Abuse Report 'Not Published In Full'

The body responsible for the pivotal report on the churches handling of child abuse reports against priests, which is expected today, has revealed the report will not be published in full.

The Archdiocese Commission of Investigation expressed regret, stating that "due to circumstances outside its control" there would be omissions in the 700 page document to be released later today.

The commission acknowledged there would be disappointment as this would mean "a full picture is not available" where the actions of some people in church and State authorities were concerned.

The report was compiled from a sample survey of 46 priests against whom allegations were made in the Archdiocese of Dublin, and how the church throughout its ranks handled them.

The Commission also described as "a cause of great regret" the leaking of the report, or parts of it, to a newspaper last weekend.

In that leak it was uncovered that a former garda commissioner and other senior gardaí had improper communications with an Archbishop of Dublin in relation to criminal investigations into the abuse of children.
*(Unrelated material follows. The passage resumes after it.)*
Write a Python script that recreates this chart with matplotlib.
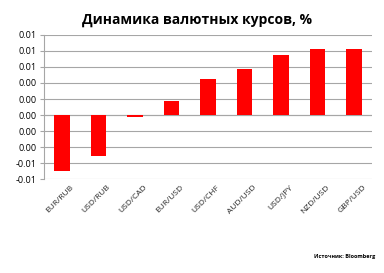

It is the second high profile impediment to the publication of the document after the report faced a legally enforced delay last month over some of it's contents posing a risk to a criminal investigation.
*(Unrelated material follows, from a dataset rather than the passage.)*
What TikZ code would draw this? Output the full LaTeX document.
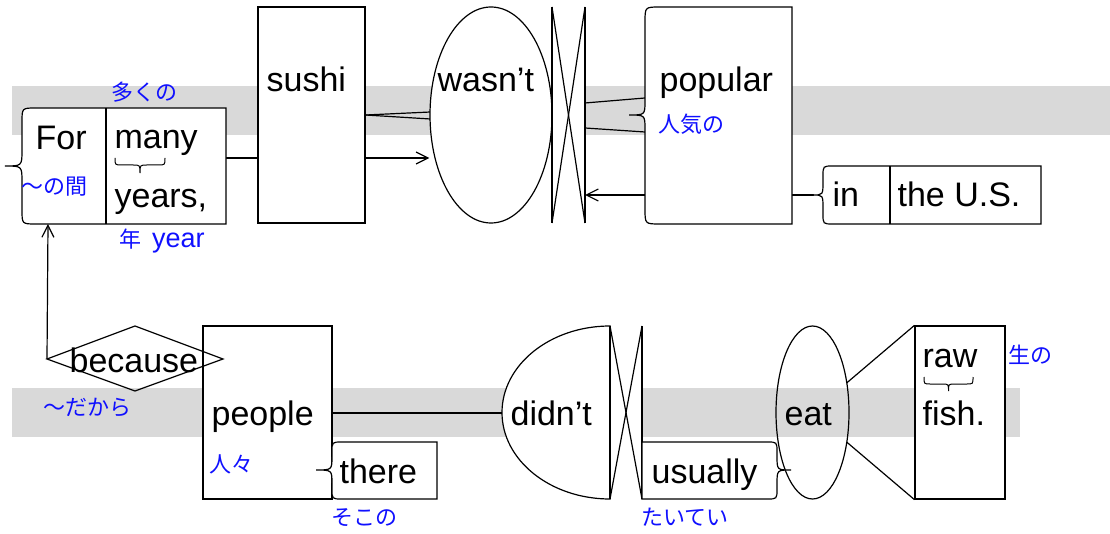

The high court cleared the report for publication after making some omissions for legal reasons in recent weeks before it was presented to Cabinet Ministers on Tuesday.

Following its approval by the high court The Minister for Justice Dermot Ahern, welcomed the court decision saying he was "anxious to put the Report into the public domain as quickly as possible".

Today in Dublin trauma counsellors are preparing for an onslaught of crisis calls after the anticipated revelations of cover-ups by the Catholic Church over the alleged clerical sex abuse.

There was a surge in calls after the publication of the Ryan Report in May, and councellors said they were preparing for a similar reaction to the Dublin Archdiocese inquiry.

The Irish Republic's Health Service Executive has also launched a special extended counselling helpline while the Samaritans said it was fully prepared for an increase in calls.